C’est alors que Enrique Ponce est entré dans sa vie. Grâce à AntonioTejero, qui lui avait une obligation, il est entré dans la cuadrilla du jeune et méconnu Ponce à Valence, exécutant un magnifique coup de puntilla à un taureau tombé, mais encore vivant, ce qui permit au maestro de couper une oreille. La situation de la cuadrilla était complexe, un banderillero n’avait plus qu’une année à faire avant la retraite, Mariano de la Viña, qui était parti avec Mendes, souhaitait revenir. Des promesses avaient été faites à Jean-Marie, mais Ponce ne met personne à la porte. C’est ainsi qu’il y eut quatre banderilleros devant la porte. Mais les blessures de l’un, le temps, la promesse d’Enrique -et c’est un homme de parole- le firent entrer définitivement dans cette équipe classique désormais : M. de La Viña, A. Tejero, J.-M.Bourret, A. Saavedra, M. Quinta.

Sous cette apparente unité au combat se cachait les mesquineries de la vie ordinaire. A.Tejero, qui est un bon banderillero, mais “un cataplasme à la cape”, malgré les explications que Ponce fournissait volontiers le soir après course faite sur la manière adéquate de lidier, s’était assuré l’amitié de Enrique.
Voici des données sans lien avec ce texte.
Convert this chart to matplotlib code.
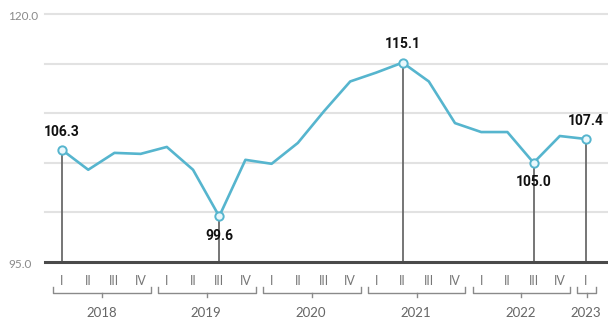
import matplotlib.pyplot as plt
import numpy as np

years = ["2018", "2019", "2020", "2021", "2022", "2023"]
quarters_per_year = [4, 4, 4, 4, 4, 1]
roman = ["I", "II", "III", "IV"]
values = [106.3, 104.3, 106.0, 105.9, 106.6, 104.3, 99.6, 105.3, 104.9, 107.0,
          110.2, 113.2, 114.1, 115.1, 113.2, 109.0, 108.1, 108.1, 105.0, 107.7, 107.4]
marked = [0, 6, 13, 18, 20]
marked_above = [True, False, True, False, True]

line_color = "#56b5ce"
W, H = 608, 323

fig = plt.figure(figsize=(W / 100, H / 100), dpi=100)
ax = fig.add_axes([45 / W, 1 - 262 / H, 1 - 45 / W, (262 - 14) / H])

x = np.arange(len(values))
ax.set_xlim(-0.65, 20.84)
ax.set_ylim(95, 120)

# light grid
for g in [100, 105, 110, 115, 120]:
    ax.axhline(g, color="#e2e2e2", lw=1.5, zorder=0, clip_on=False)
ax.axhline(95, color="#4a4a4a", lw=2.2, zorder=3, clip_on=False)

# drop lines
for i in marked:
    ax.plot([i, i], [95, values[i]], color="#6a6a6a", lw=1.3, zorder=1)

ax.plot(x, values, color=line_color, lw=1.9, zorder=2, solid_joinstyle="round")
ax.plot(x[marked], np.array(values)[marked], "o", ms=6, mfc="#eaf8fc",
        mec=line_color, mew=1.4, zorder=4)

for i, up in zip(marked, marked_above):
    off = 8 if up else -9
    ax.annotate(f"{values[i]:.1f}", (i, values[i]), xytext=(0, off),
                textcoords="offset points", ha="center",
                va="bottom" if up else "top", fontsize=10, fontweight="bold",
                family="Roboto", color="#111111", zorder=5)

for s in ax.spines.values():
    s.set_visible(False)
ax.set_xticks([])
ax.set_yticks([])

fig.text(8 / W, 1 - 17 / H, "120.0", ha="left", va="center", fontsize=8.5,
         family="Lato", color="#8a8a8a")
fig.text(8 / W, 1 - 264 / H, "95.0", ha="left", va="center", fontsize=8.5,
         family="Lato", color="#8a8a8a")

# quarter labels and year brackets
trans = ax.get_xaxis_transform()
start = 0
for yr, n in zip(years, quarters_per_year):
    for q in range(n):
        ax.text(start + q, -0.075, roman[q], transform=trans, ha="center",
                va="center", fontsize=9, family="Lato", color="#777777")
    x0, x1 = start - 0.33, start + n - 1 + 0.4
    yb, yt = -0.127, -0.102
    ax.plot([x0, x0, x1, x1], [yt, yb, yb, yt], color="#8a8a8a", lw=1.0,
            transform=trans, clip_on=False)
    xm = (x0 + x1) / 2
    ax.plot([xm, xm], [yb, yb - 0.015], color="#8a8a8a", lw=1.0,
            transform=trans, clip_on=False)
    ax.text(start + (n - 1) / 2, -0.207, yr, transform=trans, ha="center",
            va="center", fontsize=9.5, family="Lato", color="#666666")
    start += n

fig.savefig("out.png", dpi=100)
Peut-être pour compenser cette infériorité connue de tous, il médisait sur ses compagnons, accusant Bourret d’être le seul à boire de vin, ou Victoriano Valencia, gendre de Enrique, de porter la poisse. L’ambiance était tendue et Jean-Marie jouait en fait un rôle de tampon, dont l’absence s’est révélé fatale aux apparences, Mariano et Antonio en venant aux mains à Iscar, après son départ.
Il y avait heureusement de beaux souvenirs de combat, comme cette soirée madrilène. Ponce avait fait une grande faena, le taureau était tombé et Jean-Marie a traversé  toute la piste  pour le puntiller et déjà les spectateurs avaient sortis leurs mouchoirs, il allait vers le taureau noir au milieu de la neige.

     La carrière active de Jean-Marie Bourret est terminée. C’était beau. Le jour de sa dernière corrida de  Nîmes, il portait  un costume noir et rouge, comme celui de sa première course avec Enrique, lequel lui a brindé un taureau et lui a dit : “Je suis très fier d’avoir fait une partie de ma carrière avec toi”. Cela a été le plus des cadeaux.

     Philippe Paschel

      

  

Quelques échos de la soirée de 1994
Jean-Marie BOURRET est depuis longtemps aficionado à la puntilla. Il s'entraîne chez lui avec deux parpaings sur lesquels sont placées plusieurs épaisseurs de carton et au milieu une petite feuille de chêne. Il frappe en s'entraînant à la fois à la précision et à la force. En voyage, il a une sorte de sac en caoutchouc sur lequel il place une pièce de monnaie, et qui joue le même rôle.
                La suerte peut se réaliser avec n'importe quel couteau pointu et aiguisé. Les changements de puntilla relèvent de la superstition.
                L'acte se fait par devant ou par derrière selon l'état du taureau. Si l'animal baisse la tête et découvre l'endroit où il faut frapper, on reste devant. Si le taureau relève trop la tête, il faut passer par derrière. Il faut aussi savoir que certains taureaux se relèvent si l'on s'approche d'eux, ou donnent des coups de corne.
                Une anecdote : à Játiva, l'an passé (1993), un taureau qui était tombé après un descabello foudroyant s'est relevé sous la puntilla.